Pas de fin en vue
Ainsi, la réforme du système de santé est terminée. C’est le ministre Gaétan Barrette qui le dit. Il ne resterait que des ajustements à lui apporter, du «peaufinement», a-t-il affirmé. Qu’il nous soit permis d’en douter. En fait, nous ne sommes pas sortis du bois: c’est toute l’opération qu’il faudra revoir. Après avoir consenti des milliards de dollars de plus aux médecins — et ce n’est pas fini —, assortis, il faut le dire, de mesures coercitives, Gaétan Barrette peut montrer certaines améliorations. Bien qu’il ait raté sa cible, l’accès aux médecins de famille est meilleur.

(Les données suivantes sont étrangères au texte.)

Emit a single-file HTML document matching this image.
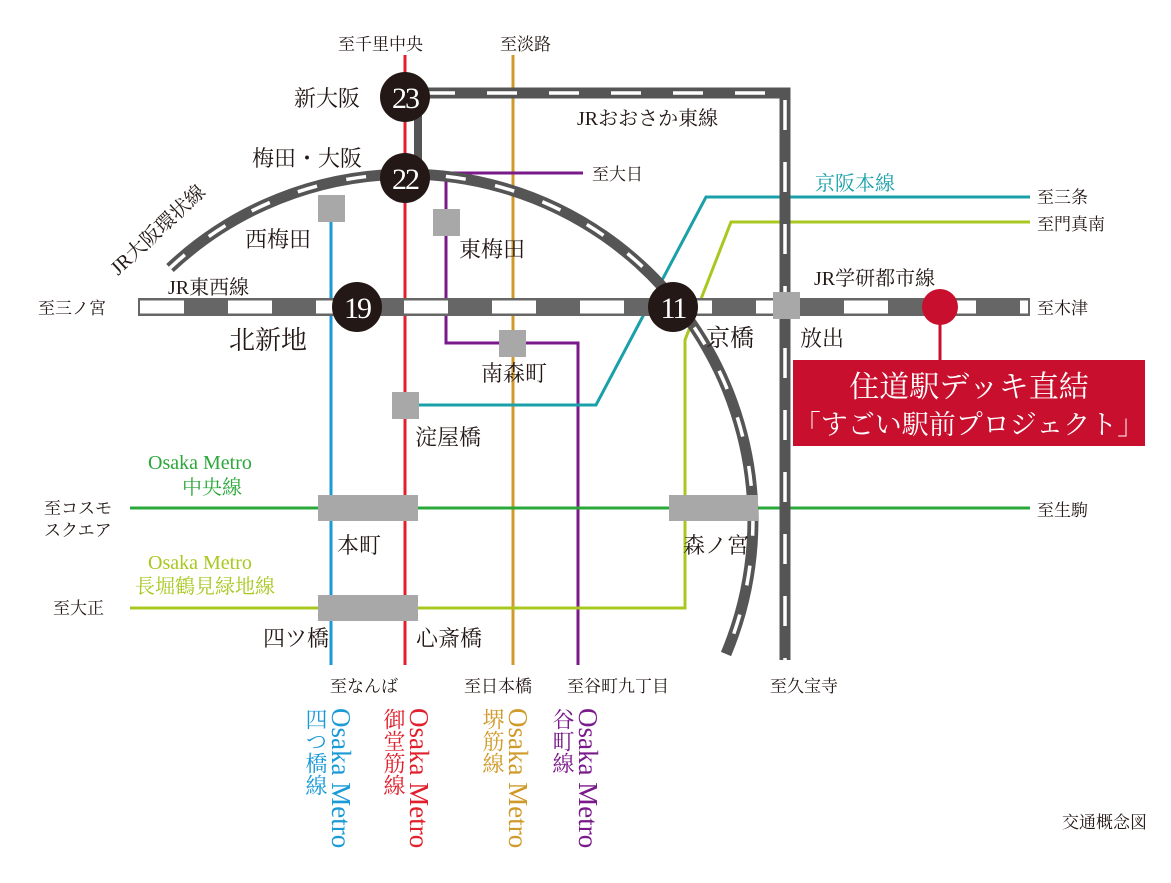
<!DOCTYPE html>
<html><head><meta charset="utf-8"><style>
body{margin:0;background:#fff;width:1171px;height:883px;overflow:hidden;position:relative;font-family:"Liberation Serif","Noto Serif CJK SC",serif}
svg{position:absolute;left:0;top:0}
.v{position:absolute;writing-mode:vertical-rl;font-size:22px;line-height:25px;white-space:pre}
.v span{font-size:27px}
</style></head><body>
<svg width="1171" height="883" viewBox="0 0 1171 883" font-family="Liberation Serif, Noto Serif CJK SC, serif">
<g fill="none" stroke-width="3">
<line x1="331" y1="208" x2="331" y2="665" stroke="#1a9ad6"/>
<line x1="405" y1="55" x2="405" y2="665" stroke="#e0202c"/>
<line x1="513" y1="55" x2="513" y2="665" stroke="#d09a2a"/>
<polyline points="583,173 446,173 446,343 578,343 578,665" stroke="#7a1a8a"/>
<polyline points="1030,197 706,197 596,405 405,405" stroke="#1aa0a8"/>
<polyline points="1030,222 731,222 685,340 685,608 130,608" stroke="#a8c820"/>
<line x1="130" y1="508" x2="1030" y2="508" stroke="#2ba83a"/>
</g>
<g fill="none">
<path d="M170,268 A346,346 0 0 1 726,654" stroke="#555" stroke-width="11"/>
<path d="M170,268 A346,346 0 0 1 726,654" stroke="#fff" stroke-width="3.5" stroke-dasharray="20,30"/>
<polyline points="405,93 785,93 785,660" stroke="#555" stroke-width="11"/>
<line x1="425" y1="93" x2="785" y2="93" stroke="#fff" stroke-width="3.5" stroke-dasharray="30,32"/>
<line x1="785" y1="100" x2="785" y2="660" stroke="#fff" stroke-width="3.5" stroke-dasharray="30,32"/>
<line x1="418" y1="97" x2="418" y2="170" stroke="#555" stroke-width="8"/>
<line x1="138" y1="307" x2="1030" y2="307" stroke="#666" stroke-width="18"/>
<line x1="140" y1="307" x2="1028" y2="307" stroke="#fff" stroke-width="13" stroke-dasharray="44,44"/>
</g>
<g fill="#a8a8a8">
<rect x="318" y="195" width="27" height="27"/>
<rect x="433" y="209" width="27" height="27"/>
<rect x="499" y="330" width="27" height="27"/>
<rect x="392" y="392" width="27" height="27"/>
<rect x="773" y="292" width="27" height="27"/>
<rect x="318" y="495" width="100" height="26"/>
<rect x="318" y="595" width="100" height="26"/>
<rect x="669" y="495" width="89" height="26"/>
</g>
<g fill="#231815">
<circle cx="405" cy="97" r="25"/><circle cx="405" cy="178" r="25"/>
<circle cx="357" cy="307" r="25"/><circle cx="673" cy="307" r="25"/>
</g>
<g fill="#fff" font-size="30" text-anchor="middle" letter-spacing="-2">
<text x="405" y="108">23</text><text x="405" y="189">22</text>
<text x="357" y="318">19</text><text x="673" y="318">11</text>
</g>
<line x1="940" y1="307" x2="940" y2="362" stroke="#c8102e" stroke-width="3"/>
<circle cx="940" cy="307" r="18" fill="#c8102e"/>
<rect x="793" y="360" width="352" height="86" fill="#c8102e"/>
<text x="969" y="397" fill="#fff" font-size="30" text-anchor="middle">住道駅デッキ直結</text>
<text x="969" y="434" fill="#fff" font-size="27" text-anchor="middle">「すごい駅前プロジェクト」</text>
<g fill="#231815" font-size="22">
<text x="294" y="106">新大阪</text>
<text x="252" y="166">梅田・大阪</text>
<text x="245" y="247">西梅田</text>
<text x="459" y="257">東梅田</text>
<text x="229" y="349" font-size="26">北新地</text>
<text x="481" y="381">南森町</text>
<text x="415" y="445">淀屋橋</text>
<text x="706" y="346" font-size="24">京橋</text>
<text x="800" y="346">放出</text>
<text x="337" y="553">本町</text>
<text x="683" y="553">森ノ宮</text>
<text x="263" y="646">四ツ橋</text>
<text x="416" y="646">心斎橋</text>
<text x="168" y="294" font-size="20">JR東西線</text>
<text x="814" y="285" font-size="20">JR学研都市線</text>
<text x="577" y="125" font-size="20">JRおおさか東線</text>
<text transform="translate(118,276) rotate(-43)" font-size="20">JR大阪環状線</text>
</g>
<g fill="#231815" font-size="17">
<text x="338" y="50">至千里中央</text>
<text x="500" y="50">至淡路</text>
<text x="592" y="180">至大日</text>
<text x="1037" y="203">至三条</text>
<text x="1037" y="230">至門真南</text>
<text x="1037" y="314">至木津</text>
<text x="1037" y="516">至生駒</text>
<text x="38" y="314">至三ノ宮</text>
<text x="44" y="514">至コスモ</text>
<text x="44" y="536">スクエア</text>
<text x="53" y="614">至大正</text>
<text x="330" y="692">至なんば</text>
<text x="464" y="692">至日本橋</text>
<text x="567" y="692">至谷町九丁目</text>
<text x="770" y="692">至久宝寺</text>
<text x="1062" y="828">交通概念図</text>
</g>
<g font-size="20">
<text x="815" y="190" fill="#1aa0a8">京阪本線</text>
<text x="148" y="469" fill="#2ba83a">Osaka Metro</text>
<text x="182" y="494" fill="#2ba83a">中央線</text>
<text x="148" y="569" fill="#a8c820">Osaka Metro</text>
<text x="135" y="593" fill="#a8c820">長堀鶴見緑地線</text>
</g>
</svg>
<div class="v" style="left:303px;top:708px;color:#1a9ad6"><span>Osaka Metro</span>
四つ橋線</div>
<div class="v" style="left:381px;top:708px;color:#e0202c"><span>Osaka Metro</span>
御堂筋線</div>
<div class="v" style="left:480px;top:708px;color:#d09a2a"><span>Osaka Metro</span>
堺筋線</div>
<div class="v" style="left:550px;top:708px;color:#7a1a8a"><span>Osaka Metro</span>
谷町線</div>
</body></html>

Est-ce que la population y voit une amélioration spectaculaire ? Si tel était le cas, on le saurait.
Quant à l’attente pour une chirurgie, là encore, les objectifs ne sont pas atteints. Selon les dernières données disponibles, 14% des patients en attente d’une chirurgie élective l’étaient pour une période de plus de six mois, alors que l’objectif fixé était d’abaisser ce pourcentage à 10%. En décembre, on estimait à 2200 le nombre de patients qui attendaient une chirurgie depuis plus d’un an alors que le ministre s’était déjà engagé à mettre fin à ce dysfonctionnement. Pour faire bonne mesure, il faut toutefois mentionner que 5000 patients se retrouvaient dans cette situation en 2016.
Pour ce qui est des urgences, rien de neuf sous le soleil : elles débordent. Il y a encore des patients qui y poireautent plus de 24 heures avant d’être soignés. Le déploiement partiel des supercliniques n’a pas eu d’effet significatif.
Il est surprenant d’entendre Gaétan Barrette dire de sa réforme qu’elle est terminée alors qu’un de ses éléments parmi les plus importants à ses yeux n’a pas été mis en oeuvre, c’est-à-dire le financement des hôpitaux à l’activité plutôt qu’en fonction de critères historiques.
Achevée ou non, la réforme Barrette repose sur des bases discutables. Elle est médicalo-centriste et le cri du coeur des infirmières nous rappelle que c’est l’ensemble des professionnels de la santé, et non pas seulement la caste déifiée des médecins, qui assure l’efficacité du réseau de la santé. Elle a négligé la prévention et les soins à domicile. Elle a poussé à l’extrême la centralisation et accru à un niveau inégalé le pouvoir du ministre qui, lui, a muselé les voix objectives en mesure de le critiquer.
L’objectif ultime, c’est d’améliorer la santé de la population et, pourquoi pas, d’accroître la satisfaction des usagers. En cela, la réforme du ministre Barrette, dont les résultats sont modestes, devra être reprise de fond en comble par son successeur.